AI-Facilitated Collaboration
AI is reshaping how (and how well) we coordinate. We need to ensure it does so for the better.
- Coordination — between people, institutions, and nations — drives outcomes of global significance, and AI is changing the terrain.
- AI systems can already act as (flawed) intermediaries between people; soon they could routinely be implemented in roles like arbitrator, facilitator, fiduciary negotiator, deal analyst, inspector, or enforcer.
- AI may also enable forms of coordination that weren’t practical before — deliberation at large scales, AI-driven networking that seeds new coalitions, verifiable commitments that unlock high-stakes agreements.

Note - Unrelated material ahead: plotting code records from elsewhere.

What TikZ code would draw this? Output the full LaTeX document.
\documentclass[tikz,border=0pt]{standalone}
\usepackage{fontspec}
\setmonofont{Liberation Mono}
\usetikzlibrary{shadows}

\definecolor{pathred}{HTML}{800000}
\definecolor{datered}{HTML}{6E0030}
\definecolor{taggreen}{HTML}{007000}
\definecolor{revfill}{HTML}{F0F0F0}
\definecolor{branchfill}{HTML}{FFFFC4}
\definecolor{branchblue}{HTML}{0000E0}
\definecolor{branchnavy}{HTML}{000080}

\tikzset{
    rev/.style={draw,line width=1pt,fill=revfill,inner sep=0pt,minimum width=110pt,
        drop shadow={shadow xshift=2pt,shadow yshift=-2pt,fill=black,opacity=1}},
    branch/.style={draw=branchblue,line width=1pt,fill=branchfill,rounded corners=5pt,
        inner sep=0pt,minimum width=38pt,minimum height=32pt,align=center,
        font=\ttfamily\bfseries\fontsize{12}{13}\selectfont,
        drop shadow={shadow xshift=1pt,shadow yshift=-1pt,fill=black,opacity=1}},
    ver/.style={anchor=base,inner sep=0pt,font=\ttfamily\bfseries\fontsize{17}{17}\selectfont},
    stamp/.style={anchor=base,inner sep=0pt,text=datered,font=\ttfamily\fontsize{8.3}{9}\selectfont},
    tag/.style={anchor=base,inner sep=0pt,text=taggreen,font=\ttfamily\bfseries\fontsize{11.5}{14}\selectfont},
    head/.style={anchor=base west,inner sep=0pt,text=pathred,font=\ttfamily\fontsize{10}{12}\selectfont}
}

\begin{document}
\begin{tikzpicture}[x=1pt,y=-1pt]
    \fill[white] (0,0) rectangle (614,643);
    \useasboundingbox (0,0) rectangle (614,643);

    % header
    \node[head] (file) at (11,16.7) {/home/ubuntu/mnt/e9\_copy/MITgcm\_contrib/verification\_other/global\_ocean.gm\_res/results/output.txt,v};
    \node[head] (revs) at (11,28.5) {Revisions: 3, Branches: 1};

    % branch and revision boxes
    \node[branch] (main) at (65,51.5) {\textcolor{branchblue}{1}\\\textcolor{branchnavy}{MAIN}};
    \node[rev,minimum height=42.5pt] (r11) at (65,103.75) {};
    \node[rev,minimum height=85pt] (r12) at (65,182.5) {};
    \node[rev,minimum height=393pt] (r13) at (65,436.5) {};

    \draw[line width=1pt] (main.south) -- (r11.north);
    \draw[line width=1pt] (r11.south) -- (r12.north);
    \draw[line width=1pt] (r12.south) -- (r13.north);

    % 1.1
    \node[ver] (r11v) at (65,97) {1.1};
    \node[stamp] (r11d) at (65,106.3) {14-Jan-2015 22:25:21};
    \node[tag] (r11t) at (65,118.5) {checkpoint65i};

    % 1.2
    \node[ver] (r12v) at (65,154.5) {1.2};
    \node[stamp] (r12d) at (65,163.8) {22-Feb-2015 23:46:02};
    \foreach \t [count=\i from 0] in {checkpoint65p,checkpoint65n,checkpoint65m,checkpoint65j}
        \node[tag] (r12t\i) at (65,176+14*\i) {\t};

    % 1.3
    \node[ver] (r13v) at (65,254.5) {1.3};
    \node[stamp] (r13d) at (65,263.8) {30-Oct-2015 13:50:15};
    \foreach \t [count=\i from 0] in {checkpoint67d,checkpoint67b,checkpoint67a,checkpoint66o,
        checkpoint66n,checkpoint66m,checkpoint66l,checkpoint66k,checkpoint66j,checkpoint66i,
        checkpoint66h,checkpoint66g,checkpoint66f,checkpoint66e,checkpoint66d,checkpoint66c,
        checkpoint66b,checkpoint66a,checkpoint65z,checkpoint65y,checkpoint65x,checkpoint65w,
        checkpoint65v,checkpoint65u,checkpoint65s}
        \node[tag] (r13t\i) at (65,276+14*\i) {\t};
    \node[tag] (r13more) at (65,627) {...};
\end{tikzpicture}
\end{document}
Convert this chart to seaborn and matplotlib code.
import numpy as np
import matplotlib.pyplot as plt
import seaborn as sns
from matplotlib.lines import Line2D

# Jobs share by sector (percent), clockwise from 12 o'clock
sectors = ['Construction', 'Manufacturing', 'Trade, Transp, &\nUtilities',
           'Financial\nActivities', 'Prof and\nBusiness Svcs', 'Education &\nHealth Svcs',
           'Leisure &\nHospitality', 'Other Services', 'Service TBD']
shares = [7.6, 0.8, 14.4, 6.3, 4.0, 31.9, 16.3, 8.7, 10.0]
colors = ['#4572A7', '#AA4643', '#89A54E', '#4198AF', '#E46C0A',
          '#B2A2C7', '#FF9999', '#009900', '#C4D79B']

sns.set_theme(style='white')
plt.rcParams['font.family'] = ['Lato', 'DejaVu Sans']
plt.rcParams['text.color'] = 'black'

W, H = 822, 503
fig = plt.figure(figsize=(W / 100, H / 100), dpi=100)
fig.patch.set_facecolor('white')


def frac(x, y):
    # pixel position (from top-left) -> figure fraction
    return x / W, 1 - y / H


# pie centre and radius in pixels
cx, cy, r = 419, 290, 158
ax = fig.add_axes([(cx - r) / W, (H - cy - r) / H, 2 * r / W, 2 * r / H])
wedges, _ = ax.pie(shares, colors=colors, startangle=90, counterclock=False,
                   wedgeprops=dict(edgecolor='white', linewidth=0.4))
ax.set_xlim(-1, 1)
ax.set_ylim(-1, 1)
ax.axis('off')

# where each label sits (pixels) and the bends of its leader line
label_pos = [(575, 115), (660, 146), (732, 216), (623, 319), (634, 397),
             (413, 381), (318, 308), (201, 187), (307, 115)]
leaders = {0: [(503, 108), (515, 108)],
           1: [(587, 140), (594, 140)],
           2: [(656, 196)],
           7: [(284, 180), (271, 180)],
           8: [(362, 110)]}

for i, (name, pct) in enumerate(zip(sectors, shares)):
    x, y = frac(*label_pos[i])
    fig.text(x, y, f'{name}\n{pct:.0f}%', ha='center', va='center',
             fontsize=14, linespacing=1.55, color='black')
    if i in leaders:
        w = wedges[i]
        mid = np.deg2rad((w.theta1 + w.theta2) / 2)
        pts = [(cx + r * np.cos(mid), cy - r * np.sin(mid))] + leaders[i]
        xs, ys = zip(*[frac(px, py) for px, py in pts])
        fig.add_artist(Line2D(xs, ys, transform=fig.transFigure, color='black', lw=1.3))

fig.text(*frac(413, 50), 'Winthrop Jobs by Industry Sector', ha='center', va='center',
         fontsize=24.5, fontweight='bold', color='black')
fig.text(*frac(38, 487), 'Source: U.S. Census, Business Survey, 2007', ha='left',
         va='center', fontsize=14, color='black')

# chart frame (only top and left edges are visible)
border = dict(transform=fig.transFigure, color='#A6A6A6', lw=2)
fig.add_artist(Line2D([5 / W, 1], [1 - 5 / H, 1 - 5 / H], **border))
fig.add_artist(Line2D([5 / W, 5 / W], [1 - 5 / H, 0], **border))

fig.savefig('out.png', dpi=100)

- Done well, this could expand what humanity can agree on and act on together; done poorly, the same tools could manipulate, entrench bad actors, or erode trust.

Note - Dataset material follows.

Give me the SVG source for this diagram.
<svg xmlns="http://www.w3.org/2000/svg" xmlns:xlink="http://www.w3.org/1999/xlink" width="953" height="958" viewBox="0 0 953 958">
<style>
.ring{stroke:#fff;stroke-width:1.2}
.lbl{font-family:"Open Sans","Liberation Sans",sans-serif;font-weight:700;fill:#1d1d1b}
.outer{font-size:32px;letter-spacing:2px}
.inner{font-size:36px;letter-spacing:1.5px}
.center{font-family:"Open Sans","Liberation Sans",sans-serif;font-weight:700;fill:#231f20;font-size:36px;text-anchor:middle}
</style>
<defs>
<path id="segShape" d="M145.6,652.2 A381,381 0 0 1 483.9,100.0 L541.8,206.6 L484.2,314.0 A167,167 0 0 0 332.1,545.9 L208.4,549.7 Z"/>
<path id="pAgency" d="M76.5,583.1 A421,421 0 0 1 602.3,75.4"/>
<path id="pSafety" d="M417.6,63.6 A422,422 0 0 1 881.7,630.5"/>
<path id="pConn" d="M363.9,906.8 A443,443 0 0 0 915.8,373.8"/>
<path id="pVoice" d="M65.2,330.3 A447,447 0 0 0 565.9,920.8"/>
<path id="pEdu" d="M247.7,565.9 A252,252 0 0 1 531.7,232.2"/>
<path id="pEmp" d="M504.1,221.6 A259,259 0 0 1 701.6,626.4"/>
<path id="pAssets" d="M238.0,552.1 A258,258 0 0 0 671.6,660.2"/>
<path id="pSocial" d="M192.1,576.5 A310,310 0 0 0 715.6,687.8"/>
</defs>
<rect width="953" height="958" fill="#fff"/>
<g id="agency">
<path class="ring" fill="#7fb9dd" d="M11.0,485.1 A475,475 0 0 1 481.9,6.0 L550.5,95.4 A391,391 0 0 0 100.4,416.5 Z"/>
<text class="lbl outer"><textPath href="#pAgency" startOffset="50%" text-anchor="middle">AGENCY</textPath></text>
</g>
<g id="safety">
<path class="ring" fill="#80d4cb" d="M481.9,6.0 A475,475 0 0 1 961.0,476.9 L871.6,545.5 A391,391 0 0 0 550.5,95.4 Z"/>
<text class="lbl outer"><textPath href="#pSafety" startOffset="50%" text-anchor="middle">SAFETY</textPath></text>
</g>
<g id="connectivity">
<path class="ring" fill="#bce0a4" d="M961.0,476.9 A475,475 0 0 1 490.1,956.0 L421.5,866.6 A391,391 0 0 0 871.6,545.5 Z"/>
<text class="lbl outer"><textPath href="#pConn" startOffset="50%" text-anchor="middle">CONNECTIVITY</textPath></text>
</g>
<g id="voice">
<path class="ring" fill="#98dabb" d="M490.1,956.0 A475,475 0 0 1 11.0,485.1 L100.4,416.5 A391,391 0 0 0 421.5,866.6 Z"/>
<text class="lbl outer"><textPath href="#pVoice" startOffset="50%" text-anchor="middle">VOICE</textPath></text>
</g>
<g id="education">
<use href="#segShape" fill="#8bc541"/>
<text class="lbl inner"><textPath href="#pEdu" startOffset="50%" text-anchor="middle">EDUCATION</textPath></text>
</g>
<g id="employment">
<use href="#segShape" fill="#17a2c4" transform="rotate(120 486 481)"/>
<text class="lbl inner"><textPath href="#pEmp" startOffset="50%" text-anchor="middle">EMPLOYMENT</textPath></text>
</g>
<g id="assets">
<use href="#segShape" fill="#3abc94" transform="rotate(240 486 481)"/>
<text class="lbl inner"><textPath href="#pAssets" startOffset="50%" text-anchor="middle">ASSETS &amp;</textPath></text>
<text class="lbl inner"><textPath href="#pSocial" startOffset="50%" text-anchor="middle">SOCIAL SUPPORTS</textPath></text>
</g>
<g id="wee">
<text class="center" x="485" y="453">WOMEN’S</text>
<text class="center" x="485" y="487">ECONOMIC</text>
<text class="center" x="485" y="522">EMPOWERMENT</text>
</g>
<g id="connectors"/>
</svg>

By creating thoughtful technologies focused on the beneficial use of AI for coordination, we can build solid foundations for humanity’s capacity to act in the common interest.

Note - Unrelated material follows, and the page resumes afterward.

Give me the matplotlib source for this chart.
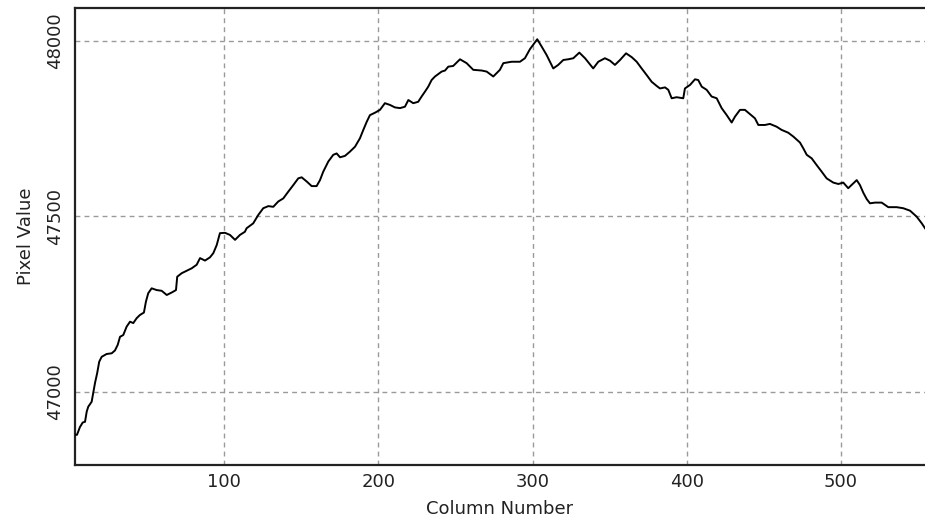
import numpy as np
import matplotlib.pyplot as plt

# profile
column = [3.6, 4.5, 6.4, 8.2, 9.7, 10.8, 11.8, 14.0, 15.0, 16.2, 17.6, 18.9, 20.5, 23.7,
          27.0, 29.1, 30.9, 32.4, 34.5, 36.7, 38.9, 41.0, 43.2, 45.3, 47.9, 49.2, 50.7,
          52.9, 56.2, 59.4, 62.7, 65.9, 68.7, 69.5, 72.4, 75.6, 78.9, 82.1, 84.3, 87.5,
          90.7, 92.9, 95.1, 97.2, 100.5, 103.7, 107.0, 110.2, 113.4, 114.5, 118.8, 122.1,
          125.3, 128.6, 131.8, 135.0, 138.3, 141.5, 144.8, 148.0, 150.2, 153.5, 156.7,
          159.9, 162.1, 164.2, 167.5, 170.7, 172.9, 175.1, 178.3, 181.5, 184.8, 188.0,
          190.2, 192.4, 194.5, 197.8, 201.0, 204.2, 207.5, 210.7, 214.0, 217.2, 219.4,
          222.6, 225.8, 228.0, 230.2, 232.3, 234.5, 236.7, 241.0, 243.2, 245.3, 248.5,
          252.9, 257.2, 261.5, 267.0, 270.2, 274.5, 278.8, 281.0, 286.4, 291.8, 295.0,
          298.3, 303.0, 305.9, 309.1, 313.4, 316.6, 319.9, 323.1, 326.4, 330.3, 334.0,
          339.3, 342.6, 346.9, 350.2, 353.4, 356.7, 360.6, 364.3, 367.5, 370.7, 374.0,
          377.2, 380.5, 382.6, 385.9, 388.0, 390.2, 393.4, 397.7, 398.8, 402.1, 405.3,
          407.4, 409.7, 412.9, 416.1, 419.4, 422.6, 425.9, 429.1, 431.3, 434.5, 437.7,
          441.0, 444.2, 446.4, 450.7, 453.9, 458.3, 461.5, 465.8, 469.1, 473.4, 475.5,
          477.8, 481.0, 484.2, 487.5, 490.7, 495.0, 498.3, 501.5, 504.7, 508.0, 510.2,
          512.3, 514.5, 516.7, 518.8, 522.1, 526.4, 530.7, 536.1, 540.4, 544.8, 549.1,
          552.4, 554.5]
pixel_value = [46878, 46878, 46900, 46913, 46915, 46944, 46958, 46972, 46996, 47026,
               47054, 47086, 47100, 47108, 47110, 47118, 47134, 47157, 47162, 47186,
               47200, 47196, 47210, 47219, 47226, 47257, 47281, 47295, 47290, 47288,
               47276, 47283, 47290, 47328, 47338, 47345, 47352, 47362, 47381, 47374,
               47383, 47395, 47418, 47452, 47453, 47447, 47433, 47447, 47456, 47466,
               47480, 47504, 47523, 47529, 47527, 47542, 47551, 47570, 47589, 47608,
               47611, 47599, 47586, 47586, 47603, 47627, 47656, 47675, 47679, 47668,
               47672, 47684, 47698, 47722, 47746, 47769, 47788, 47795, 47803, 47822,
               47817, 47810, 47808, 47812, 47831, 47822, 47826, 47841, 47855, 47869,
               47888, 47898, 47912, 47915, 47926, 47928, 47947, 47936, 47917, 47915,
               47912, 47898, 47917, 47936, 47940, 47940, 47950, 47976, 48004, 47983,
               47959, 47921, 47931, 47945, 47947, 47950, 47966, 47950, 47921, 47940,
               47950, 47943, 47931, 47945, 47964, 47953, 47940, 47921, 47902, 47883,
               47871, 47864, 47867, 47860, 47836, 47839, 47836, 47864, 47874, 47890,
               47888, 47869, 47860, 47841, 47836, 47808, 47788, 47767, 47784, 47803,
               47803, 47791, 47779, 47760, 47760, 47763, 47755, 47746, 47738, 47727,
               47710, 47694, 47675, 47665, 47646, 47627, 47608, 47596, 47592, 47596,
               47580, 47594, 47603, 47589, 47567, 47549, 47537, 47539, 47539, 47526,
               47526, 47523, 47516, 47499, 47480, 47466]

x_ticks = [100, 200, 300, 400, 500]
y_ticks = [47000, 47500, 48000]

fig = plt.figure(figsize=(9.25, 5.23), dpi=100)
ax = fig.add_axes([75 / 925, 58 / 523, 850 / 925, 457 / 523])

ax.plot(column, pixel_value, color='black', lw=1.4, zorder=3)

ax.set_xlim(3.2, 554.5)
ax.set_ylim(46792, 48093)
ax.set_xticks(x_ticks)
ax.set_yticks(y_ticks)

# dashed grey grid like the original viewer
ax.grid(True, color='#9a9a9a', linestyle=(0, (3.5, 3)), lw=1.0)

for side in ['left', 'top', 'bottom']:
    ax.spines[side].set_color('#222222')
    ax.spines[side].set_linewidth(1.6)
ax.spines['right'].set_visible(False)

ax.tick_params(axis='both', length=0, labelsize=13, labelcolor='#222222')
ax.tick_params(axis='x', pad=6)
ax.tick_params(axis='y', pad=8, labelrotation=90)
for lab in ax.get_yticklabels():
    lab.set_va('center')

ax.set_xlabel('Column Number', fontsize=13, color='#222222', labelpad=6)
ax.set_ylabel('Pixel Value', fontsize=13, color='#222222', labelpad=8)

fig.savefig('out.png', dpi=100)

The beneficial version of this can be built — but it won’t happen by default.
- We work to bring the beneficial versions of these technologies forward — sooner, and on better foundations than the default trajectory would produce.
- Thoughtful implementation means AI coordination systems that act faithfully on behalf of those they serve, with appropriate transparency and guardrails.
- Even modest gains here matter: more bandwidth for meaningful communication, better mechanisms for trusted mediation, scoring rules that move groups toward better outcomes.
- The earlier these arrive, the more room they create to coordinate on the largest open questions — including how AI itself is built and deployed.